1031 Exchanges vs. Qualified Opportunity Zones: Which is Right for You?

1031 Exchanges or Qualified Opportunity Zones?

Understanding 1031 Exchanges and Qualified Opportunity Zones

When it comes to optimizing real estate investments, two prominent strategies have emerged: 1031 exchanges and Qualified Opportunity Zones (QOZ). Both offer unique tax advantages, but knowing how they differ can significantly affect an investor's strategy and long-term financial goals.

Key Differences in Investment Strategies

At the core of a 1031 exchange is the principle of deferring capital gains taxes by reinvesting in similar properties. This strategy has been used for decades with proven success. In contrast, the Qualified Opportunity Zone program, established by the 2017 Tax Cuts and Jobs Act, promotes investment in economically distressed areas, providing significant tax incentives. This innovative approach aims not only to benefit the investor but also to uplift communities.

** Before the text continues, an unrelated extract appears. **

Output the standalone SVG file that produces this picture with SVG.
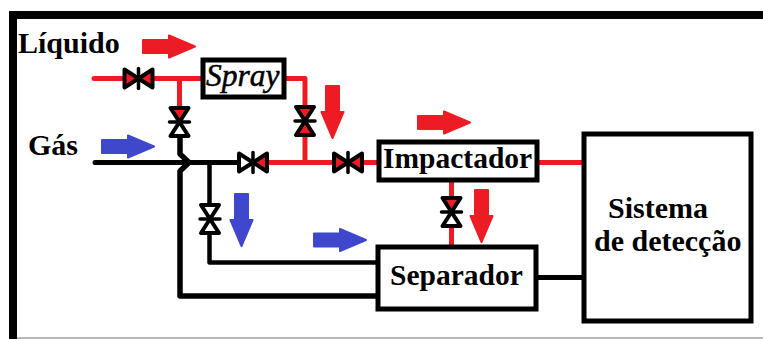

The Nature of Gains: What Qualifies?

One of the main distinctions lies in the types of gains eligible for each strategy. 1031 exchanges specifically require that the gains come from real estate transactions. However, QOZ allows gains from a broader range of asset types—including stocks, bonds, and even cryptocurrencies—to be invested. This flexibility can be appealing for investors looking to maximize their returns without being confined to real estate.

Tax Deferral vs. Tax Elimination

Investors in a 1031 exchange can defer taxes indefinitely as long as they continue to reinvest in similar properties. Conversely, QOZ offers a limited tax deferral until December 31, 2026, but provides unparalleled benefits by eliminating taxes on any gains made from investments held for at least 10 years. This long-term investment view makes QOZ an attractive option for those willing to commit their capital longer-term.

Strategic Considerations for Investors

Deciding between these two options ultimately comes down to individual investor goals. If retaining the ability to liquidate and access cash quickly is essential, the 1031 exchange might be more favorable. On the other hand, if an investor is inclined to support economic revitalization while enjoying substantial tax benefits long-term, QOZ may be the better approach. Each pathway has its nuances, and consulting with a tax professional can ensure the best choice is made.

Ultimately, understanding the distinctions between 1031 exchanges and Qualified Opportunity Zones is crucial for informed investing. Each offers unique opportunities and risks that can significantly shape the investor's financial future.